Task requirements: From the listing below, copy word for word every line starting at the one that includes "Output the LaTeX" and ending at the one that includes "width=384pt,minimum height=152pt] (agR)"; the pictures are omitted.

Supplied material:
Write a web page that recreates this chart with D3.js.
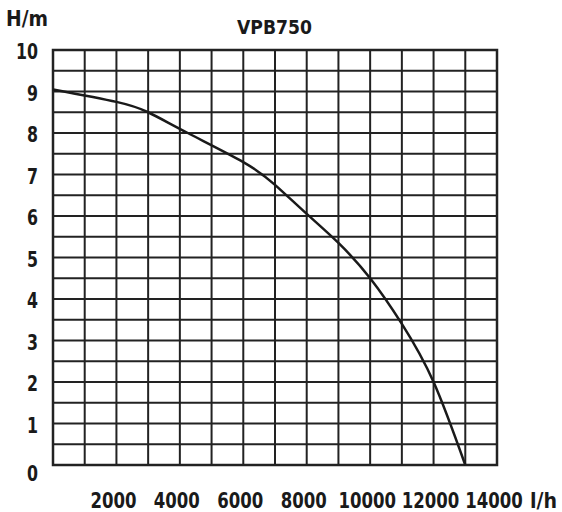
<!DOCTYPE html>
<html><head><meta charset="utf-8">
<script src="https://cdn.jsdelivr.net/npm/d3@7"></script>
<style>body{margin:0;background:#fff}text{font-family:"DejaVu Sans",sans-serif;font-weight:bold;fill:#1a1a1a;font-stretch:condensed}</style>
</head><body><svg id="c" width="562" height="512"></svg>
<script>
const flow = [0, 2000, 3000, 4250, 6000, 7000, 8000, 9000, 10000, 11000, 12000, 13000];
const head = [9.05, 8.75, 8.5, 8.0, 7.3, 6.75, 6.05, 5.35, 4.5, 3.4, 2.0, 0];
const xTicks = [2000, 4000, 6000, 8000, 10000, 12000, 14000];
const yTicks = [0,1,2,3,4,5,6,7,8,9,10];
const svg = d3.select("#c");
const x = d3.scaleLinear().domain([0,14000]).range([53,497]);
const y = d3.scaleLinear().domain([0,10]).range([465,50]);
const g = svg.append("g");
g.selectAll(".v").data(d3.range(0,14001,1000)).join("line")
 .attr("x1",d=>x(d)).attr("x2",d=>x(d)).attr("y1",y(0)).attr("y2",y(10))
 .attr("stroke","#222").attr("stroke-width",2);
g.selectAll(".h").data(d3.range(0,10.01,0.5)).join("line")
 .attr("y1",d=>y(d)).attr("y2",d=>y(d)).attr("x1",x(0)).attr("x2",x(14000))
 .attr("stroke","#222").attr("stroke-width",2);
g.append("rect").attr("x",x(0)).attr("y",y(10)).attr("width",x(14000)-x(0)).attr("height",y(0)-y(10))
 .attr("fill","none").attr("stroke","#222").attr("stroke-width",2.5);
const line = d3.line().x((d,i)=>x(flow[i])).y(d=>y(d)).curve(d3.curveNatural);
svg.append("path").attr("d",line(head)).attr("fill","none").attr("stroke","#1a1a1a").attr("stroke-width",2.5);
svg.selectAll(".yl").data(yTicks).join("text").attr("x",38).attr("y",d=>y(d)+(d===0?16:9)).attr("text-anchor","end")
 .attr("font-size",22).attr("textLength",d=>String(d).length*11).attr("lengthAdjust","spacingAndGlyphs").text(d=>d);
svg.selectAll(".xl").data(xTicks).join("text").attr("x",d=>x(d)-3).attr("y",508).attr("text-anchor","middle")
 .attr("font-size",21).attr("textLength",d=>String(d).length*11.5).attr("lengthAdjust","spacingAndGlyphs").text(d=>d);
svg.append("text").attr("x",530).attr("y",508).attr("font-size",22).attr("textLength",27).attr("lengthAdjust","spacingAndGlyphs").text("l/h");
svg.append("text").attr("x",6).attr("y",26).attr("font-size",22).attr("textLength",42).attr("lengthAdjust","spacingAndGlyphs").text("H/m");
svg.append("text").attr("x",237).attr("y",34).attr("font-size",19).attr("textLength",75).attr("lengthAdjust","spacingAndGlyphs").text("VPB750");
</script></body></html>
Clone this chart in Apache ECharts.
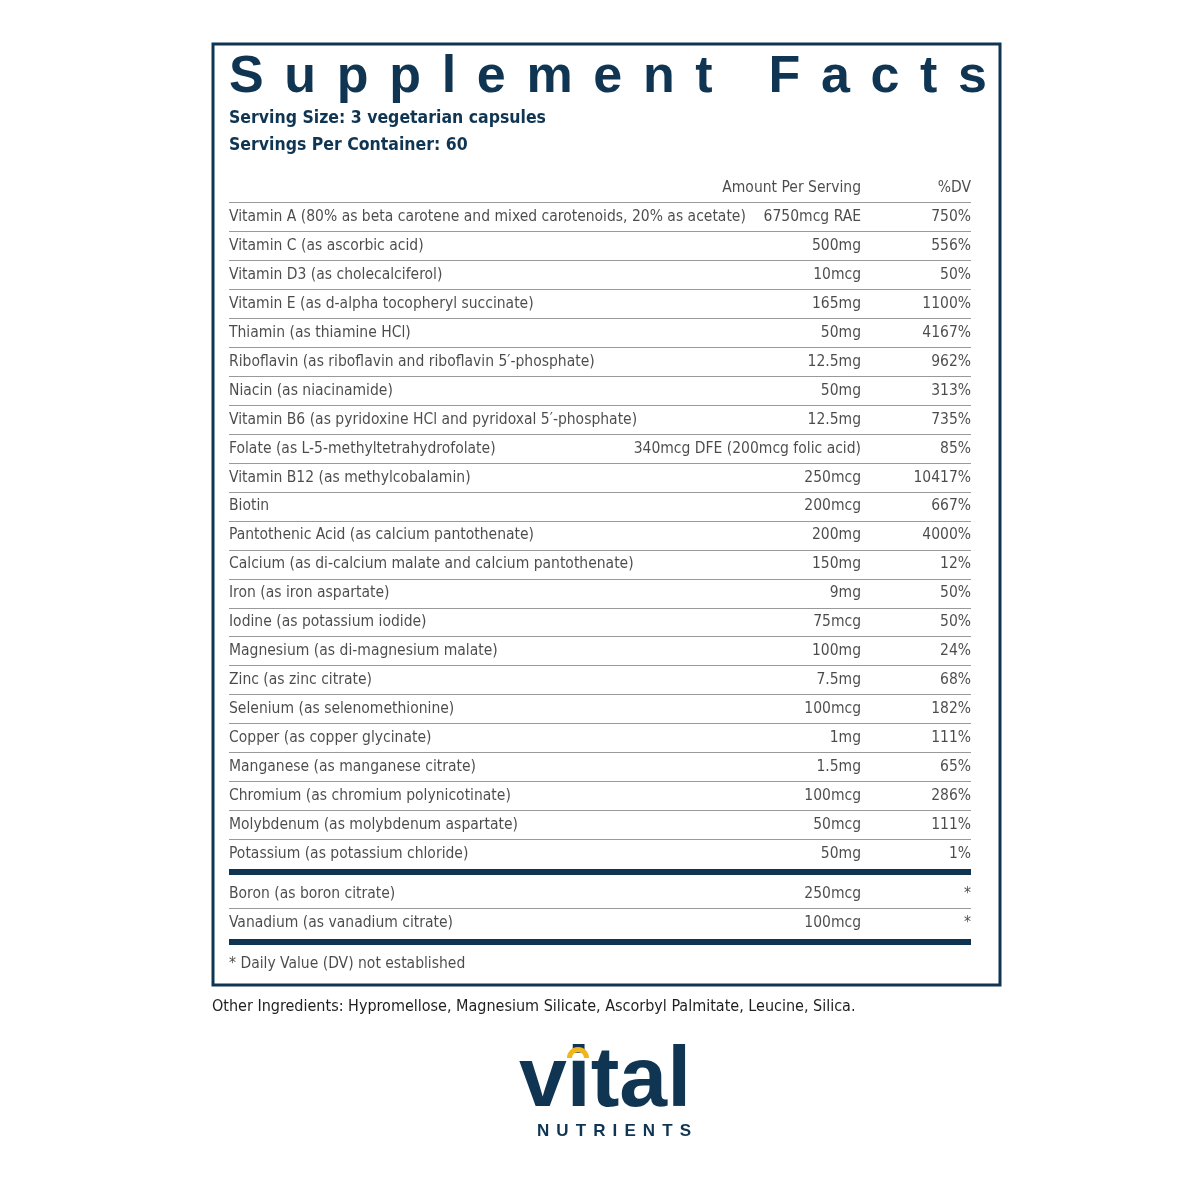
<!DOCTYPE html>
<html><head><meta charset="utf-8">
<script src="https://cdn.jsdelivr.net/npm/echarts@6/dist/echarts.min.js"></script>
<style>html,body{margin:0;background:#fff}#c{width:1200px;height:1200px}</style></head>
<body><div id="c"></div>
<script>
const names = ["Vitamin A (80% as beta carotene and mixed carotenoids, 20% as acetate)","Vitamin C (as ascorbic acid)","Vitamin D3 (as cholecalciferol)","Vitamin E (as d-alpha tocopheryl succinate)","Thiamin (as thiamine HCl)","Riboflavin (as riboflavin and riboflavin 5\u2032-phosphate)","Niacin (as niacinamide)","Vitamin B6 (as pyridoxine HCl and pyridoxal 5\u2032-phosphate)","Folate (as L-5-methyltetrahydrofolate)","Vitamin B12 (as methylcobalamin)","Biotin","Pantothenic Acid (as calcium pantothenate)","Calcium (as di-calcium malate and calcium pantothenate)","Iron (as iron aspartate)","Iodine (as potassium iodide)","Magnesium (as di-magnesium malate)","Zinc (as zinc citrate)","Selenium (as selenomethionine)","Copper (as copper glycinate)","Manganese (as manganese citrate)","Chromium (as chromium polynicotinate)","Molybdenum (as molybdenum aspartate)","Potassium (as potassium chloride)"];
const amounts = ["6750mcg RAE","500mg","10mcg","165mg","50mg","12.5mg","50mg","12.5mg","340mcg DFE (200mcg folic acid)","250mcg","200mcg","200mg","150mg","9mg","75mcg","100mg","7.5mg","100mcg","1mg","1.5mg","100mcg","50mcg","50mg"];
const dv = ["750%","556%","50%","1100%","4167%","962%","313%","735%","85%","10417%","667%","4000%","12%","50%","50%","24%","68%","182%","111%","65%","286%","111%","1%"];
const extraNames = ["Boron (as boron citrate)","Vanadium (as vanadium citrate)"];
const extraAmounts = ["250mcg","100mcg"];
const extraDv = ["*","*"];
const title = "Supplement Facts";
const servingLines = ["Serving Size: 3 vegetarian capsules","Servings Per Container: 60"];
const headers = ["Amount Per Serving","%DV"];
const footnote = "* Daily Value (DV) not established";
const other = "Other Ingredients: Hypromellose, Magnesium Silicate, Ascorbyl Palmitate, Leucine, Silica.";

const NAVY = "#0f3552", TXT = "#1e1e1e";
const FONT = "'DejaVu Sans Condensed','DejaVu Sans',sans-serif";
const EXTRA_OFFSET = 0.39;
const pts = [];
function lbl(pos){return {show:true,position:pos,color:TXT,fontFamily:FONT,fontStyle:'condensed',fontSize:15.5,distance:0};}
names.forEach((n,i)=>{const y=i+1;
  pts.push({value:[0,y],label:Object.assign(lbl('right'),{formatter:n})});
  pts.push({value:[85.18,y],label:Object.assign(lbl('left'),{formatter:amounts[i]})});
  pts.push({value:[100,y],label:Object.assign(lbl('left'),{formatter:dv[i]})});
});
extraNames.forEach((n,j)=>{const y=names.length+1+j+EXTRA_OFFSET;
  pts.push({value:[0,y],label:Object.assign(lbl('right'),{formatter:n})});
  pts.push({value:[85.18,y],label:Object.assign(lbl('left'),{formatter:extraAmounts[j]})});
  pts.push({value:[100,y],label:Object.assign(lbl('left'),{formatter:extraDv[j]})});
});
pts.push({value:[85.18,0],label:Object.assign(lbl('left'),{formatter:headers[0]})});
pts.push({value:[100,0],label:Object.assign(lbl('left'),{formatter:headers[1]})});
pts.push({value:[0,names.length+2+EXTRA_OFFSET+1.41],label:Object.assign(lbl('right'),{formatter:footnote})});

const thin=[], thick=[];
for(let i=0;i<names.length-1;i++) thin.push(i+1.5);
thin.push(0.5);
thin.push(names.length+1.5+EXTRA_OFFSET);
thick.push({y:-0.73,w:6},{y:names.length+0.63,w:6},{y:names.length+3.05,w:6});
const mlData = thin.map(v=>({yAxis:v,lineStyle:{color:"#999",width:1,type:'solid'}}))
  .concat(thick.map(t=>({yAxis:t.y,lineStyle:{color:NAVY,width:t.w,type:'solid'}})));

function spaced(str,x0,x1,y,font){
  const ctx=document.createElement('canvas').getContext('2d'); ctx.font=font;
  const ws=[...str].map(c=>ctx.measureText(c).width);
  const tot=ws.reduce((a,b)=>a+b,0);
  const sp=(x1-x0-tot)/(ws.length-1);
  let x=x0; const out=[];
  [...str].forEach((c,i)=>{out.push({type:'text',x:x,y:y,style:{text:c,font:font,fill:NAVY,textVerticalAlign:'middle'}}); x+=ws[i]+sp;});
  return out;
}
const g=[];
g.push({type:'rect',shape:{x:213,y:44,width:787,height:941},style:{fill:'none',stroke:NAVY,lineWidth:3}});
g.push(...spaced(title,229,987,78,"bold 52px 'Liberation Sans',sans-serif"));
servingLines.forEach((s,i)=>g.push({type:'text',x:229,y:118+i*27,style:{text:s,font:"condensed bold 17.5px "+FONT,fill:NAVY,textVerticalAlign:'middle'}}));
g.push({type:'text',x:212,y:1007,style:{text:other,font:"condensed 16px "+FONT,fill:TXT,textVerticalAlign:'middle'}});
g.push({type:'text',x:605,y:1082,style:{text:'vital',font:"bold 86px 'Liberation Sans',sans-serif",fill:NAVY,textAlign:'center',textVerticalAlign:'middle'}});
g.push(...spaced("NUTRIENTS",537,691,1131,"bold 17px 'Liberation Sans',sans-serif"));
g.push({type:'sector',shape:{cx:578,cy:1058,r:11,r0:6,startAngle:Math.PI,endAngle:2*Math.PI},style:{fill:'#f2b51c'}});

const chart=echarts.init(document.getElementById('c'));
chart.setOption({
  animation:false,
  grid:{left:229,width:742,top:188,height:27*28.95},
  xAxis:{type:'value',min:0,max:100,show:false},
  yAxis:{type:'value',min:0,max:27,inverse:true,show:false},
  graphic:g,
  series:[{type:'scatter',symbolSize:0,data:pts,silent:true,
    markLine:{silent:true,symbol:'none',label:{show:false},data:mlData}}]
});
</script></body></html>
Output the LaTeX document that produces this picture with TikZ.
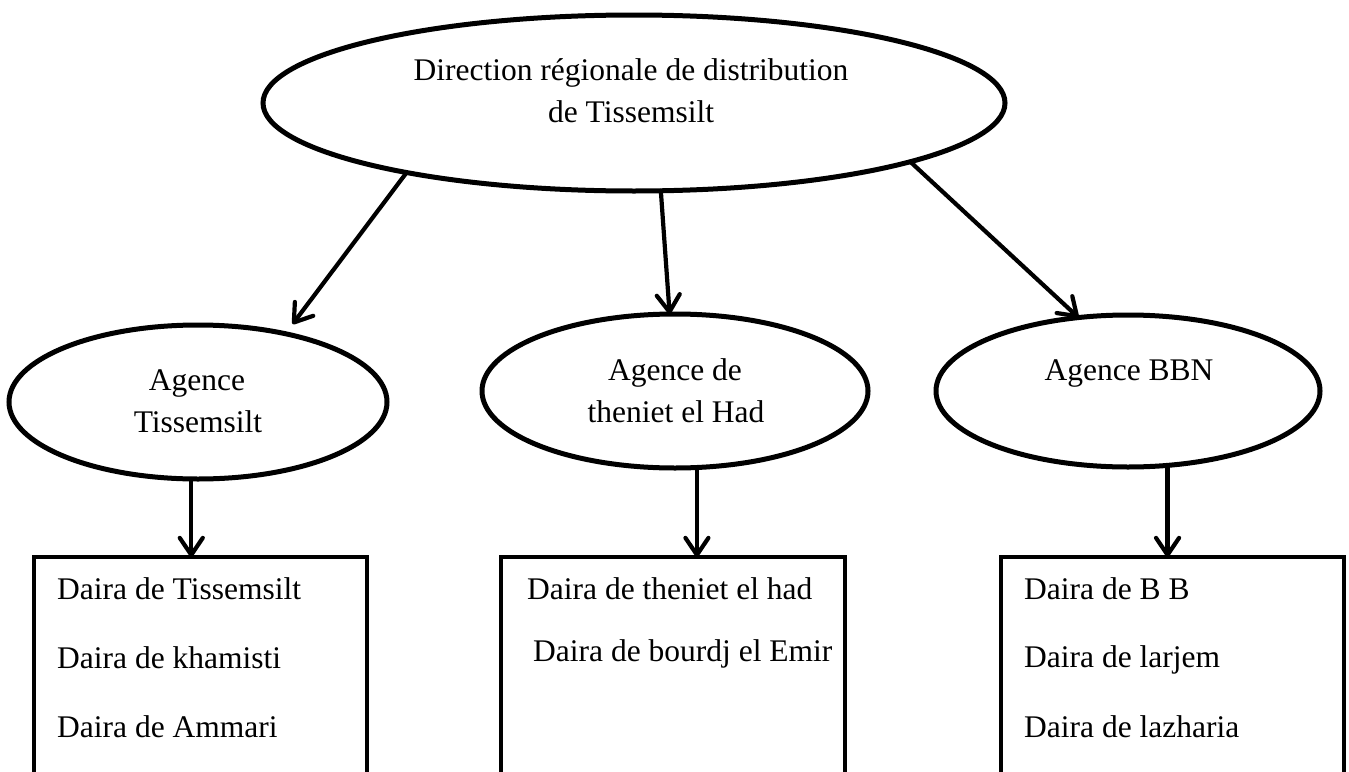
\documentclass[tikz,border=0pt]{standalone}
\usepackage{fontspec}
\setmainfont{Liberation Serif}
\usetikzlibrary{shapes.geometric,arrows.meta}
\newcommand\diagfont{\fontsize{31.5pt}{38pt}\selectfont}
\begin{document}
\begin{tikzpicture}[x=1pt,y=-1pt,
  oval/.style={draw,ellipse,line width=5pt,inner sep=0pt,outer sep=0pt},
  boxnode/.style={draw,rectangle,line width=4.3pt,inner sep=0pt,outer sep=0pt,anchor=north west,minimum height=240pt},
  lbl/.style={inner sep=0pt,font=\diagfont},
  arr/.style={line width=4.2pt,line cap=round,-{Straight Barb[length=17pt,width=23pt,round]}},
]
\useasboundingbox (0,0) rectangle (1349,771);
\fill[white] (0,0) rectangle (1349,771);

% ellipses
\node[oval,minimum width=742pt,minimum height=176pt] (top) at (634,103) {};
\node[oval,minimum width=378pt,minimum height=154pt] (agL) at (198,402) {};
\node[oval,minimum width=386pt,minimum height=154pt] (agM) at (675,391) {};
\node[oval,minimum width=384pt,minimum height=152pt] (agR) at (1128,391) {};

% boxes
\node[boxnode,minimum width=333pt] (bL) at (34,557) {};
\node[boxnode,minimum width=344pt] (bM) at (501,557) {};
\node[boxnode,minimum width=343pt] (bR) at (1001,557) {};

% ellipse texts
\node[lbl,anchor=base] (t1) at (631,80) {Direction régionale de distribution};
\node[lbl,anchor=base] (t2) at (631,122) {de Tissemsilt};
\node[lbl,anchor=base] (l1) at (197,390) {Agence};
\node[lbl,anchor=base] (l2) at (198,432) {Tissemsilt};
\node[lbl,anchor=base] (m1) at (675,380) {Agence de};
\node[lbl,anchor=base] (m2) at (676,422) {theniet el Had};
\node[lbl,anchor=base] (r1) at (1129,380) {Agence BBN};

% box texts
\node[lbl,anchor=base west] (bl1) at (57,599) {Daira de Tissemsilt};
\node[lbl,anchor=base west] (bl2) at (57,668) {Daira de khamisti};
\node[lbl,anchor=base west] (bl3) at (57,737) {Daira de Ammari};
\node[lbl,anchor=base west] (bm1) at (527,599) {Daira de theniet el had};
\node[lbl,anchor=base west] (bm2) at (533,661) {Daira de bourdj el Emir};
\node[lbl,anchor=base west] (br1) at (1024,599) {Daira de B B};
\node[lbl,anchor=base west] (br2) at (1024,667) {Daira de larjem};
\node[lbl,anchor=base west] (br3) at (1024,737) {Daira de lazharia};

% connectors
\draw[arr,shorten >=12pt] (top.197.7) -- (agL.38.4);
\draw[arr] (top.287) -- (agM.94);
\draw[arr] (top.348.9) -- (agR.124);
\draw[arr] (agL.265) -- (agL.265 |- bL.north);
\draw[arr] (agM.286) -- (agM.286 |- bM.north);
\draw[arr] (agR.298.3) -- (agR.298.3 |- bR.north);
\end{tikzpicture}
\end{document}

Solution to this task:
Output the LaTeX document that produces this picture with TikZ.
\documentclass[tikz,border=0pt]{standalone}
\usepackage{fontspec}
\setmainfont{Liberation Serif}
\usetikzlibrary{shapes.geometric,arrows.meta}
\newcommand\diagfont{\fontsize{31.5pt}{38pt}\selectfont}
\begin{document}
\begin{tikzpicture}[x=1pt,y=-1pt,
  oval/.style={draw,ellipse,line width=5pt,inner sep=0pt,outer sep=0pt},
  boxnode/.style={draw,rectangle,line width=4.3pt,inner sep=0pt,outer sep=0pt,anchor=north west,minimum height=240pt},
  lbl/.style={inner sep=0pt,font=\diagfont},
  arr/.style={line width=4.2pt,line cap=round,-{Straight Barb[length=17pt,width=23pt,round]}},
]
\useasboundingbox (0,0) rectangle (1349,771);
\fill[white] (0,0) rectangle (1349,771);

% ellipses
\node[oval,minimum width=742pt,minimum height=176pt] (top) at (634,103) {};
\node[oval,minimum width=378pt,minimum height=154pt] (agL) at (198,402) {};
\node[oval,minimum width=386pt,minimum height=154pt] (agM) at (675,391) {};
\node[oval,minimum width=384pt,minimum height=152pt] (agR) at (1128,391) {};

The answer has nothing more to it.